Il y a des jours où le peloton ressemble à une troupe de théâtre qui improvise au gré du vent. On attendait un sprinteur estampillé — Philipsen pour ne pas le nommer — et voilà qu’un Britannique invité de dernière minute, Ben Turner, s’empare de la scène à Voiron. Le coureur d’Ineos, qui devait encore flâner sur d’autres routes la semaine dernière, s’est offert le luxe de griller la politesse au roi du sprint. Première victoire britannique sur la Vuelta depuis un an, mais surtout, un sourire noyé de larmes qui en disait plus long que mille classements.
Les échappés pour la galerie
Le décor, planté au petit matin à Suse, côté Piémont, avait tout du grand spectacle : Montgenèvre, Lautaret, plus de 200 kilomètres, et une ligne d’arrivée sur sol français. Mais les montagnes se sont laissées avaler comme des amuse-bouches, et les cinq baroudeurs du jour — Vervaeke, Bonneu, Quinn, Nicolau et Aparicio — n’ont existé que le temps de meubler les conversations des suiveurs. Rattrapés à 91 kilomètres de l’arrivée, ils ont laissé place à deux tentatives plus désespérées qu’inspirées : Sinuhé Fernandez puis Bruno Armirail, avalés eux aussi avant Voiron.
Tout cela pour quoi ? Pour une conclusion limpide : le peloton, en rangs serrés, livra à l’Isère une arrivée massive. Et Turner, en parfait équilibriste, y trouva son moment de grâce.
Gaudu, le rouge au corps
Mais la véritable histoire de ce mardi 26 août est ailleurs. Le Français David Gaudu, la veille encore vainqueur à Ceres, a profité du “puestómetro” — ce petit comptage mesquin des places à chaque étape — pour subtiliser la Roja à Jonas Vingegaard. Les deux hommes sont dans la même seconde, mais le Breton a su gratter assez de poussière de classement pour coiffer le Danois.
Vingegaard, triple vainqueur du Tour, avait l’air de s’en moquer, 42e du jour. Gaudu, lui, s’est jeté dans le sprint final comme un naufragé vers une bouée, finissant 25e et trouvant là son ticket pour l’Histoire. “Ce n’est pas ma place, je n’y retournerai pas souvent”, a-t-il reconnu en riant. Mais l’image restera : celle d’un Français, 27e seulement à endosser la tunique rouge, qui ressuscite la mémoire d’un Lenny Martinez en éclaireur deux ans plus tôt.

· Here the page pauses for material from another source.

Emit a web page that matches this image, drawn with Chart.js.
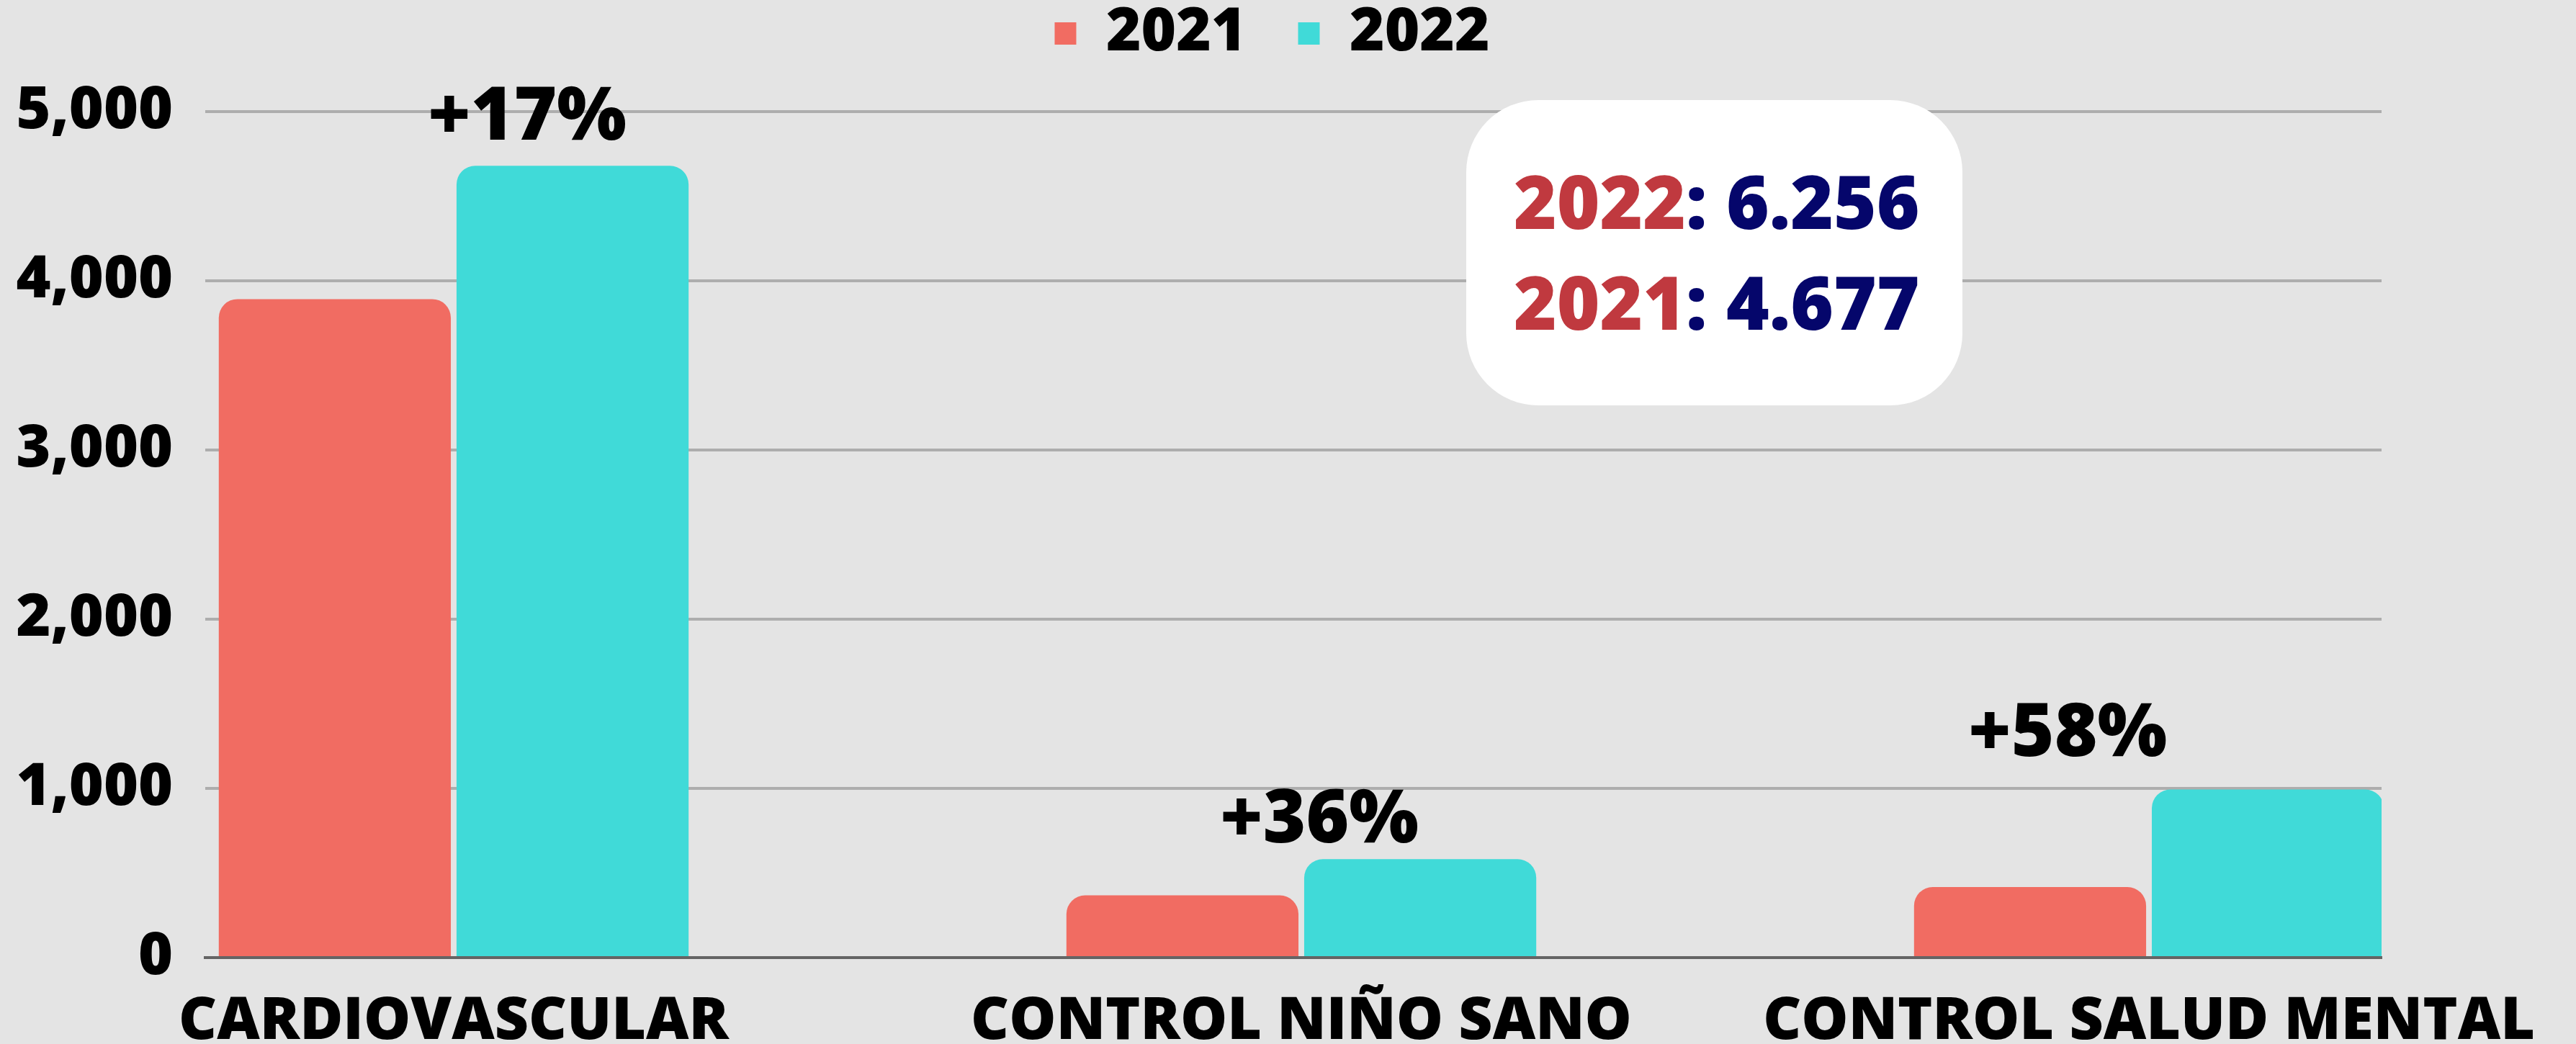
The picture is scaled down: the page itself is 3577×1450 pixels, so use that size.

Une étape française, un parfum d’Italie
Ainsi va la Vuelta 2025 : partie d’Italie, venue flirter avec la France, elle offre à la fois un triomphe inattendu à un insulaire britannique et un maillot de leader à un Breton. Une pièce de boulevard où les seconds rôles s’imposent parfois aux têtes d’affiche.
Demain, Figueres reprendra la main avec un contre-la-montre par équipes. Mais hier soir, dans les rues de Voiron, on retiendra surtout l’éclat d’un sourire mouillé et la fierté rouge d’un Breton qui n’a jamais cessé d’y croire.